# What you will do
Copy the lines of the data below exactly, starting at the first and stopping after the line that contains "plt.rcParams['font.family'] = ['Noto"; include no pictures.

== Given data ==

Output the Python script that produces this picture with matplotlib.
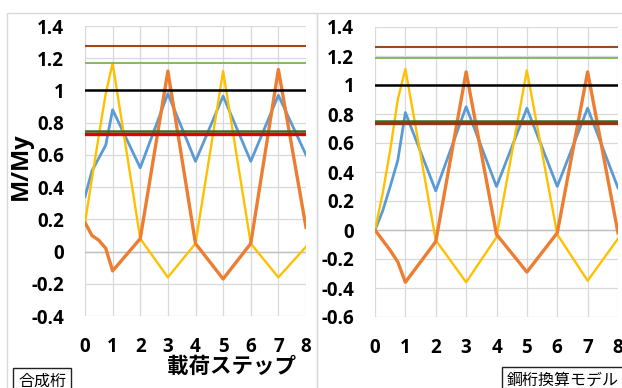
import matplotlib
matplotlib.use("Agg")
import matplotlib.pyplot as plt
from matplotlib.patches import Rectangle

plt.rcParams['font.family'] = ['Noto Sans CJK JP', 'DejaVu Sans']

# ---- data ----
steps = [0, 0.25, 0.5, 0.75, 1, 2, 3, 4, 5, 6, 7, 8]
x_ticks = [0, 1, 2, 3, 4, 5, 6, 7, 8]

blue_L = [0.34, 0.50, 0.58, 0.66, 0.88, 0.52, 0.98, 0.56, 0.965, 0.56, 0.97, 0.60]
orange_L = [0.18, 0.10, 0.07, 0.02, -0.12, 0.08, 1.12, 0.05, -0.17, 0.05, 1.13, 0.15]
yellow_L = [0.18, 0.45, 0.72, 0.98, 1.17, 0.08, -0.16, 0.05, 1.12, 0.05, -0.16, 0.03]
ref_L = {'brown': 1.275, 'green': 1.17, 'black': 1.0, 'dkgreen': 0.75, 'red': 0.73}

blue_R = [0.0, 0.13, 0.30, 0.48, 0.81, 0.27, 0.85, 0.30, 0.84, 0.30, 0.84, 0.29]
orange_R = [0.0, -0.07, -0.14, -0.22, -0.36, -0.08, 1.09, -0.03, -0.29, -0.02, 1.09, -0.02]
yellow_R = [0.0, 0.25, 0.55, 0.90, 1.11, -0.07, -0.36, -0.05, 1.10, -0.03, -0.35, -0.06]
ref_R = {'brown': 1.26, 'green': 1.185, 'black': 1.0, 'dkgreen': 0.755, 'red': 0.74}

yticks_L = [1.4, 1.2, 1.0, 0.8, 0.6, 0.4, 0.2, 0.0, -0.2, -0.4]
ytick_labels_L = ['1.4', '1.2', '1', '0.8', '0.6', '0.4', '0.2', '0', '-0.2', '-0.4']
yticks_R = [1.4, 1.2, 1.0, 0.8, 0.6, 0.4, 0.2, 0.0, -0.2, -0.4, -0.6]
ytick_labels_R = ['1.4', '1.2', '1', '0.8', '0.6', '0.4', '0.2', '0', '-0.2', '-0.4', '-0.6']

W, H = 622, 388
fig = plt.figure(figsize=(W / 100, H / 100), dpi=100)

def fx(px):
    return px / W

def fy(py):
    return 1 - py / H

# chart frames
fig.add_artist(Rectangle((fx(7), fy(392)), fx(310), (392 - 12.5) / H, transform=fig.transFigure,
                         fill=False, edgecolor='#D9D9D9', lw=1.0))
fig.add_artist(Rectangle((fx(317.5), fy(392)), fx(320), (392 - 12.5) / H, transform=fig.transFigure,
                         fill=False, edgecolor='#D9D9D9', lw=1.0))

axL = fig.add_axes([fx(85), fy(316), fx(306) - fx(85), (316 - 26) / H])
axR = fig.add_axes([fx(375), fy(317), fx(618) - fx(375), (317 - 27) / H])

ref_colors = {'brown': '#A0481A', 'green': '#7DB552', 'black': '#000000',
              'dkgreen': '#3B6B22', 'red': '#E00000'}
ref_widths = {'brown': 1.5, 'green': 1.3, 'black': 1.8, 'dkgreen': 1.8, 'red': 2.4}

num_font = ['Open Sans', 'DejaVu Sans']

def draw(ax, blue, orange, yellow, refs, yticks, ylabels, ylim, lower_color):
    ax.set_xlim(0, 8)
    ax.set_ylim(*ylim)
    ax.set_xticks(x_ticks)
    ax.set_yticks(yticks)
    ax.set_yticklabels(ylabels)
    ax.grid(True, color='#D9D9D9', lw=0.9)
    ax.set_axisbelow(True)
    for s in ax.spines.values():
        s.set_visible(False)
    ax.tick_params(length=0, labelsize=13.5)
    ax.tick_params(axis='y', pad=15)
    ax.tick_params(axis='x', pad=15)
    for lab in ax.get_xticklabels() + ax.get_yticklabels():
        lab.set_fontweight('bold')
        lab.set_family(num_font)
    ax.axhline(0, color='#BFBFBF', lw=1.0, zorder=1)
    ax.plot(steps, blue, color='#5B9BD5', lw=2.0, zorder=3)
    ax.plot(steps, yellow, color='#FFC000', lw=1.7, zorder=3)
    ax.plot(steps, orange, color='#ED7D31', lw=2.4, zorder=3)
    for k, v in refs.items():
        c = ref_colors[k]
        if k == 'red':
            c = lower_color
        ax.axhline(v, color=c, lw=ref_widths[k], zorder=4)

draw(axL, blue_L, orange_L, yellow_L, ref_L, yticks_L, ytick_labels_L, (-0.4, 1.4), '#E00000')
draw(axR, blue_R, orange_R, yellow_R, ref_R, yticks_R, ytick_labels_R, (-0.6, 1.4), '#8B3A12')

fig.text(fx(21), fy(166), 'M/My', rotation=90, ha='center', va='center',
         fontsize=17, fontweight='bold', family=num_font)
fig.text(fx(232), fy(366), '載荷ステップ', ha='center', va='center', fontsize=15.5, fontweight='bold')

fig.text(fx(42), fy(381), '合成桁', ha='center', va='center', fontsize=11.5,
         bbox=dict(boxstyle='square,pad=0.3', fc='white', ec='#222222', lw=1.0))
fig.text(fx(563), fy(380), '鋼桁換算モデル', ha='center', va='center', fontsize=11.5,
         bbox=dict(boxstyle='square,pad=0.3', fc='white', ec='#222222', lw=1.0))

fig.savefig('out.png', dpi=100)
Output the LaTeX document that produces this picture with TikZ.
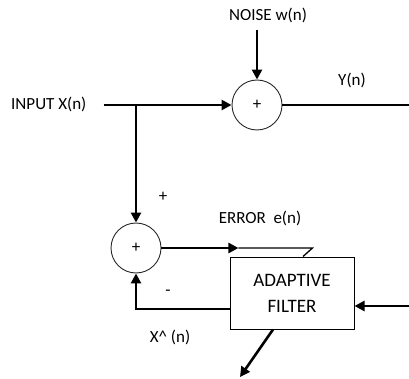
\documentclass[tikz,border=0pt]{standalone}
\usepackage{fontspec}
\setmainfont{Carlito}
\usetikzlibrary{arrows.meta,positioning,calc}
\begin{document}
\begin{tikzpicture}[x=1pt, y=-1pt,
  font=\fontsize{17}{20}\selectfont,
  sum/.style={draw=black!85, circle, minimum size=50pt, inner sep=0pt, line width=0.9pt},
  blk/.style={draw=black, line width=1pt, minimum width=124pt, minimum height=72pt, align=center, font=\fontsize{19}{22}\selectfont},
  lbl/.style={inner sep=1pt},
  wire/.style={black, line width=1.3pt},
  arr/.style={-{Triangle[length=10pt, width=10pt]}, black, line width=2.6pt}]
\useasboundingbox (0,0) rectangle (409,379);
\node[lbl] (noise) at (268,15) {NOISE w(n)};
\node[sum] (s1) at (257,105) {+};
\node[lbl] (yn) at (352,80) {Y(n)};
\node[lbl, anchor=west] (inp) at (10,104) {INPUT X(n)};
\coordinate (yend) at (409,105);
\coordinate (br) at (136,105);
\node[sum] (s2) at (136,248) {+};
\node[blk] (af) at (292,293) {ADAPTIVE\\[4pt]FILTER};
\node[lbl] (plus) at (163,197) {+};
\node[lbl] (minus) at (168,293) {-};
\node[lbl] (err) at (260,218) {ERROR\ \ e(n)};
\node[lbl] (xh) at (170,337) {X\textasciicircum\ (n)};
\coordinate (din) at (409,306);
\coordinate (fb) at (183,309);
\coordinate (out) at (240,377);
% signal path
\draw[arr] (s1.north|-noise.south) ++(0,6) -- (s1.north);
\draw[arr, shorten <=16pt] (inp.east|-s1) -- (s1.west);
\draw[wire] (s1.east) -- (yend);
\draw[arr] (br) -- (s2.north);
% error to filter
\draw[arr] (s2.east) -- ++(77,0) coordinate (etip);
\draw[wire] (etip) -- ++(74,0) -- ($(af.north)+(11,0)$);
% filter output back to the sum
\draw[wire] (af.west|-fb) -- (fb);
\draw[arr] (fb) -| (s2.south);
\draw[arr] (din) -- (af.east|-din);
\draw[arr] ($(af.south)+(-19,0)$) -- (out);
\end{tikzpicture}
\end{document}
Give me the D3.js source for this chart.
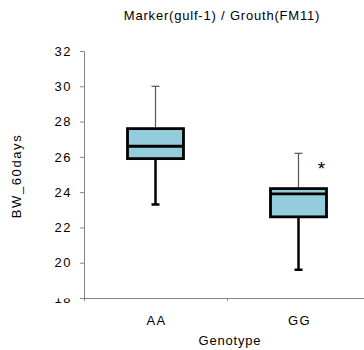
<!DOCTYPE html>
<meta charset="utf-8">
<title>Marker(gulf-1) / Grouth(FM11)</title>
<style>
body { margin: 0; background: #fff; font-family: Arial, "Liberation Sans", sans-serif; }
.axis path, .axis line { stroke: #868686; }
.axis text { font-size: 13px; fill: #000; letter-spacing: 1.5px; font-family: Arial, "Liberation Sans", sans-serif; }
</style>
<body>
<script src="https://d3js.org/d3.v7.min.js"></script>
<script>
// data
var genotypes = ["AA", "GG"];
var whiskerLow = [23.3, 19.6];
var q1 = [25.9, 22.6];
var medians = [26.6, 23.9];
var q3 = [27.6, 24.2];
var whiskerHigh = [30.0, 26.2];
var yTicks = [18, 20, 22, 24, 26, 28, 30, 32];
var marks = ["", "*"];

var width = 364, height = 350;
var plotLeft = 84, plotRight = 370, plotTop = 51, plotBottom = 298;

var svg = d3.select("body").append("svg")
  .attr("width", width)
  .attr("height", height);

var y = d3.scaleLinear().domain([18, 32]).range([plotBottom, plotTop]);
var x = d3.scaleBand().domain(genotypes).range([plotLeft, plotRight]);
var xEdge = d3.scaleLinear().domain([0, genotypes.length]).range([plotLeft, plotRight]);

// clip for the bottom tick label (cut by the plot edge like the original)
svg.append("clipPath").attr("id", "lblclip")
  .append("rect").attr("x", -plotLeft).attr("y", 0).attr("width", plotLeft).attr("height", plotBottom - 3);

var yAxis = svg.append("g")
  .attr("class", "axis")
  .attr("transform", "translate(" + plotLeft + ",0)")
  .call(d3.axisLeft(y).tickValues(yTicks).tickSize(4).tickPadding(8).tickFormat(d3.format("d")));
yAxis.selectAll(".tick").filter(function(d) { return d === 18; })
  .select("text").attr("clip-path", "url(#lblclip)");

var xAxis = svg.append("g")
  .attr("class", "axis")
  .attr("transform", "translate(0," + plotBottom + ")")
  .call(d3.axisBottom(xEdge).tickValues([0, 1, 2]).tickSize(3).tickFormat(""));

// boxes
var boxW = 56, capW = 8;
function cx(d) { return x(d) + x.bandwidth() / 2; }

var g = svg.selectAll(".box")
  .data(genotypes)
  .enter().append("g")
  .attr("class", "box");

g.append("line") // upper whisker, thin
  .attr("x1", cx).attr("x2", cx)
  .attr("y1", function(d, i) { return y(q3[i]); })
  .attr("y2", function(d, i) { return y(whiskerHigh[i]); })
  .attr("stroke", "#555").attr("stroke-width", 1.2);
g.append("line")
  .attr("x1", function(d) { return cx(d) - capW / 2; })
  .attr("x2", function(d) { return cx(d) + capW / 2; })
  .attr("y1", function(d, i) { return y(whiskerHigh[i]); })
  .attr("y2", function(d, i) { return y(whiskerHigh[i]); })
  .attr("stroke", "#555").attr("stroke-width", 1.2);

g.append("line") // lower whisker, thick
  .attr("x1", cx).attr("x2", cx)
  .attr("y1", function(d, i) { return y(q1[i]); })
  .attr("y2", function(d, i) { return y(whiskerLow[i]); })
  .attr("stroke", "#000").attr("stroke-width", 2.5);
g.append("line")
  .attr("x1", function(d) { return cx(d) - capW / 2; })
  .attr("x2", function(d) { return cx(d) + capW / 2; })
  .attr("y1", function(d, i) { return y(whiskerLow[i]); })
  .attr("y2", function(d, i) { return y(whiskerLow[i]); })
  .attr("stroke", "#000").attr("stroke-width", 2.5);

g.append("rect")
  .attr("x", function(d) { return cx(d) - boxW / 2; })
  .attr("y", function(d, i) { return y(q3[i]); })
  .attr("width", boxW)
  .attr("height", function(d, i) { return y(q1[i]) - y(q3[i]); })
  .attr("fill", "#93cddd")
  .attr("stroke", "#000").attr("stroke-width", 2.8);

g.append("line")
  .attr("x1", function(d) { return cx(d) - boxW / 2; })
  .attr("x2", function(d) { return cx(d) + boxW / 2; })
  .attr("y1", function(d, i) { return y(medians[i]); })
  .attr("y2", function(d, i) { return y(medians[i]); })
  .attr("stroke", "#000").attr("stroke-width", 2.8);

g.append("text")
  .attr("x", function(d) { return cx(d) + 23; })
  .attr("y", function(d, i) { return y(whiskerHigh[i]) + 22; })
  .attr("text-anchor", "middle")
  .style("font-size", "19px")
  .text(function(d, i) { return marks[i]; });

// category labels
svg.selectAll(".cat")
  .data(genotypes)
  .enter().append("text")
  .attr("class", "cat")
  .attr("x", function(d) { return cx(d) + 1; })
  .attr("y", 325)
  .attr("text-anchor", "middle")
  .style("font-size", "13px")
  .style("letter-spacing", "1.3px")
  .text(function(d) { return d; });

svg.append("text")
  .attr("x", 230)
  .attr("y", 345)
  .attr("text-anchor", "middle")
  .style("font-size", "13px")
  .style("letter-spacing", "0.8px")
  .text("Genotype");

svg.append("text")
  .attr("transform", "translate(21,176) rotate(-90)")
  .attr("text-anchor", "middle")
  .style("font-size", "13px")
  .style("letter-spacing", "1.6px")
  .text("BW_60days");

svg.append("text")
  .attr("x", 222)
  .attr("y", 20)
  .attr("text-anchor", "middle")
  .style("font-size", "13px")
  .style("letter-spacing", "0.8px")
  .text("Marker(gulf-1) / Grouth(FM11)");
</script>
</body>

===

# Exercise result
Output the Python script that produces this picture with matplotlib.
import matplotlib
matplotlib.use("Agg")
import matplotlib.pyplot as plt
from matplotlib.patches import Rectangle

plt.rcParams['font.family'] = ['Noto Sans CJK JP', 'DejaVu Sans']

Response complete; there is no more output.